ENTRIES SHOWN =
————————
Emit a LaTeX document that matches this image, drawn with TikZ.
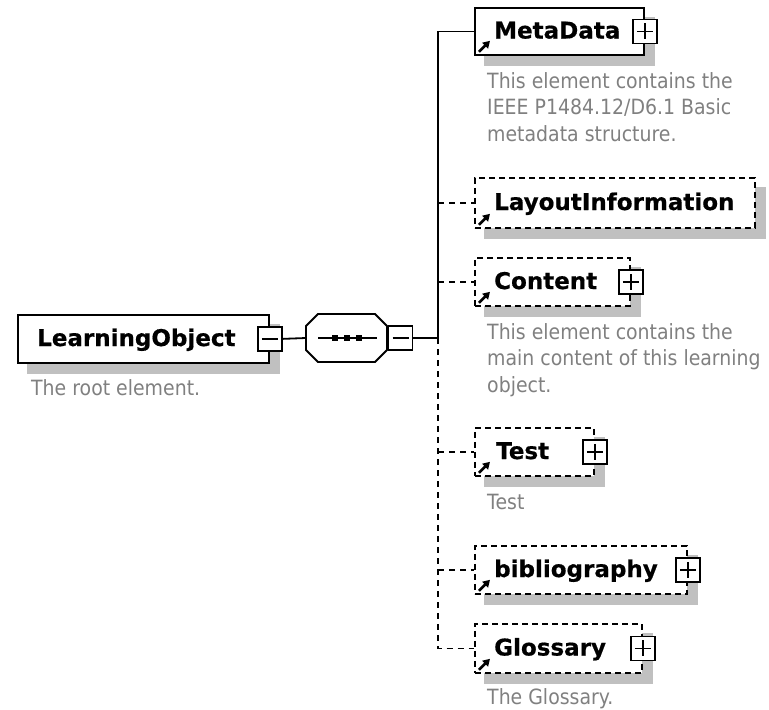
\documentclass[tikz,border=0pt]{standalone}
\usepackage{fontspec}
\setmainfont{DejaVu Sans}
\newfontfamily\capfont[FakeStretch=0.9]{DejaVu Sans}
\newfontfamily\lblfont[FakeBold=0.6]{DejaVu Sans Bold}
\usetikzlibrary{backgrounds,arrows.meta}
\definecolor{shgray}{RGB}{192,192,192}
\definecolor{capgray}{RGB}{128,128,128}
\begin{document}
\begin{tikzpicture}[x=1pt,y=-1pt,
  elem/.style={draw=black, fill=white, line width=1.8pt, anchor=north west, inner sep=0pt},
  optelem/.style={elem, dash pattern=on 6pt off 4pt},
  lbl/.style={font=\lblfont\fontsize{23}{27}\selectfont, anchor=base west, inner sep=0pt},
  captxt/.style={font=\capfont\fontsize{21}{26}\selectfont, text=capgray, anchor=base west, inner sep=0pt},
  pbox/.style={draw=black, fill=white, line width=1.6pt, minimum size=24pt, inner sep=0pt, outer sep=0pt,
    path picture={\draw[line width=1.6pt] ([xshift=4pt]path picture bounding box.west) -- ([xshift=-4pt]path picture bounding box.east)
      ([yshift=-4pt]path picture bounding box.north) -- ([yshift=4pt]path picture bounding box.south);}},
  mbox/.style={draw=black, fill=white, line width=1.6pt, minimum size=24pt, inner sep=0pt, outer sep=0pt,
    path picture={\draw[line width=1.6pt] ([xshift=4pt]path picture bounding box.west) -- ([xshift=-4pt]path picture bounding box.east);}},
  seqbox/.style={minimum width=81pt, minimum height=48pt, inner sep=0pt, outer sep=0pt},
  conn/.style={draw=black, line width=1.8pt},
  dconn/.style={conn, dash pattern=on 6pt off 5pt},
  refarrow/.style={draw=black, line width=2.6pt, -{Triangle[length=7pt,width=8pt]}},
  shadowfill/.style={fill=shgray}
]
\useasboundingbox (0,0) rectangle (769,710);

% coordinates
\coordinate (spine) at (438,338);

% root element
\node[elem, minimum width=251pt, minimum height=48pt] (root) at (17,314) {};
\node[lbl] (rootl) at (37,346) {LearningObject};
\node[captxt] (rootc) at (31,395) {The root element.};

% sequence compositor (octagon)
\node[seqbox] (seq) at (346.5,338) {};
\draw[line width=1.8pt, fill=white]
  ([yshift=-12pt]seq.north west) -- ([xshift=12pt]seq.north west) -- ([xshift=-12pt]seq.north east) -- ([yshift=-12pt]seq.north east)
  -- ([yshift=12pt]seq.south east) -- ([xshift=-12pt]seq.south east) -- ([xshift=12pt]seq.south west) -- ([yshift=12pt]seq.south west) -- cycle;
\draw[line width=1.6pt] ([shift={(-28.5,0)}]seq.center) -- ([shift={(30.5,0)}]seq.center);
\fill ([shift={(-14.5,-3)}]seq.center) rectangle ([shift={(-8.5,3)}]seq.center);
\fill ([shift={(-2.5,-3)}]seq.center) rectangle ([shift={(3.5,3)}]seq.center);
\fill ([shift={(9.5,-3)}]seq.center) rectangle ([shift={(15.5,3)}]seq.center);

% child elements
\node[elem, minimum width=169pt, minimum height=47pt] (meta) at (474,7) {};
\node[optelem, minimum width=280pt, minimum height=50pt] (layout) at (474,177) {};
\node[optelem, minimum width=155pt, minimum height=48pt] (content) at (474,257) {};
\node[optelem, minimum width=119pt, minimum height=48pt] (test) at (474,427) {};
\node[optelem, minimum width=212pt, minimum height=48pt] (biblio) at (474,545) {};
\node[optelem, minimum width=167pt, minimum height=49pt] (gloss) at (474,623) {};

% shadows
\begin{scope}[on background layer]
  \foreach \n in {root,meta,layout,content,test,biblio,gloss}{
    \fill[shadowfill] ([shift={(10,10)}]\n.north west) rectangle ([shift={(10,10)}]\n.south east);
  }
  \fill[shadowfill, shift={(10pt,-10pt)}]
    ([yshift=-12pt]seq.north west) -- ([xshift=12pt]seq.north west) -- ([xshift=-12pt]seq.north east) -- ([yshift=-12pt]seq.north east)
    -- ([yshift=12pt]seq.south east) -- ([xshift=-12pt]seq.south east) -- ([xshift=12pt]seq.south west) -- ([yshift=12pt]seq.south west) -- cycle;
\end{scope}

% expand / collapse boxes
\node[mbox] (rminus) at (root.east) {};
\node[mbox] (sminus) at (400.5,338) {};
\node[pbox] (metap) at (meta.east) {};
\node[pbox] (contentp) at (content.east) {};
\node[pbox] (testp) at (test.east) {};
\node[pbox] (bibliop) at (biblio.east) {};
\node[pbox] (glossp) at (gloss.east) {};

% connectors
\draw[conn] (rminus.east) -- (seq.west);
\draw[conn] (sminus.east) -- (spine);
\draw[conn] (spine) |- (meta.west);
\draw[dconn] (spine) |- (gloss.west);
\draw[dconn] (layout.west -| spine) -- (layout.west);
\draw[dconn] (content.west -| spine) -- (content.west);
\draw[dconn] (test.west -| spine) -- (test.west);
\draw[dconn] (biblio.west -| spine) -- (biblio.west);

% reference arrows
\foreach \n in {meta,layout,content,test,biblio,gloss}{
  \draw[refarrow] ([shift={(5,-4)}]\n.south west) -- ([shift={(16,-15)}]\n.south west);
}

% labels
\node[lbl] (metal) at (494,38.5) {MetaData};
\node[lbl] (layoutl) at (494,210) {LayoutInformation};
\node[lbl] (contentl) at (494,289) {Content};
\node[lbl] (testl) at (496,459) {Test};
\node[lbl] (bibliol) at (494,577) {bibliography};
\node[lbl] (glossl) at (494,655.5) {Glossary};

% captions
\node[captxt] (metac1) at (487,88) {This element contains the};
\node[captxt] (metac2) at (487,114.5) {IEEE P1484.12/D6.1 Basic};
\node[captxt] (metac3) at (487,141) {metadata structure.};
\node[captxt] (contentc1) at (487,339) {This element contains the};
\node[captxt] (contentc2) at (487,365.5) {main content of this learning};
\node[captxt] (contentc3) at (487,392) {object.};
\node[captxt] (testc) at (487,509) {Test};
\node[captxt] (glossc) at (487,704) {The Glossary.};
\end{tikzpicture}
\end{document}
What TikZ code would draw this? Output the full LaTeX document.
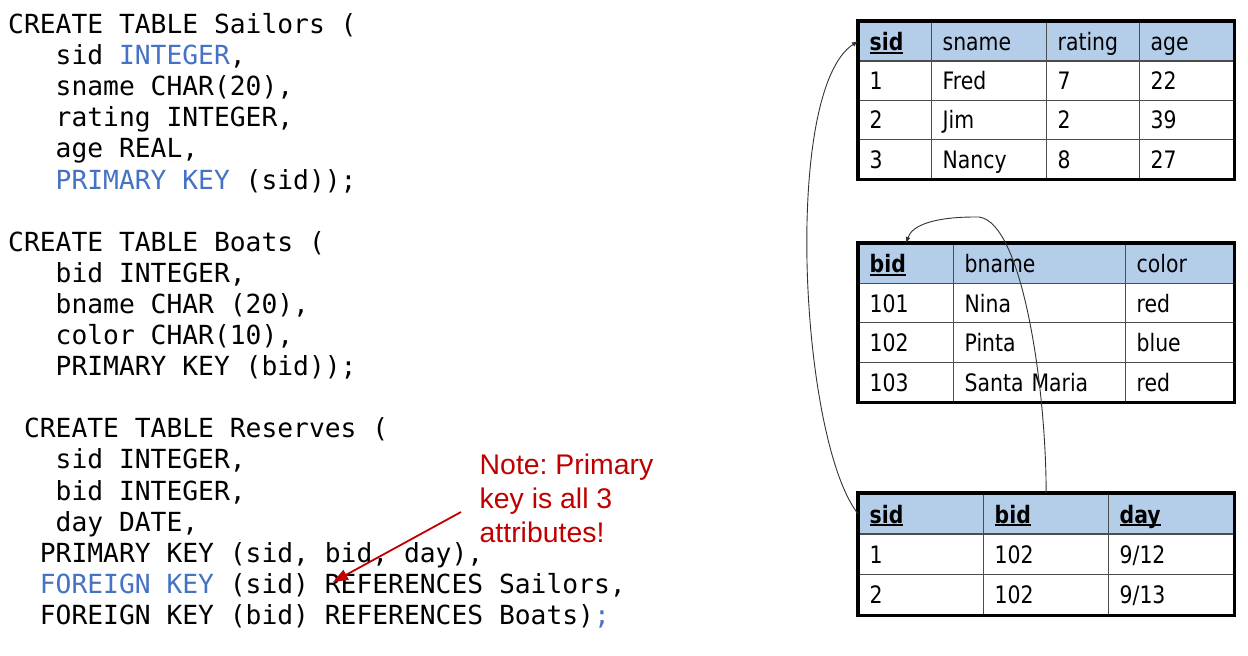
————————
Give the number of lines in the listing above that contain "LaTeX", and nothing else.

2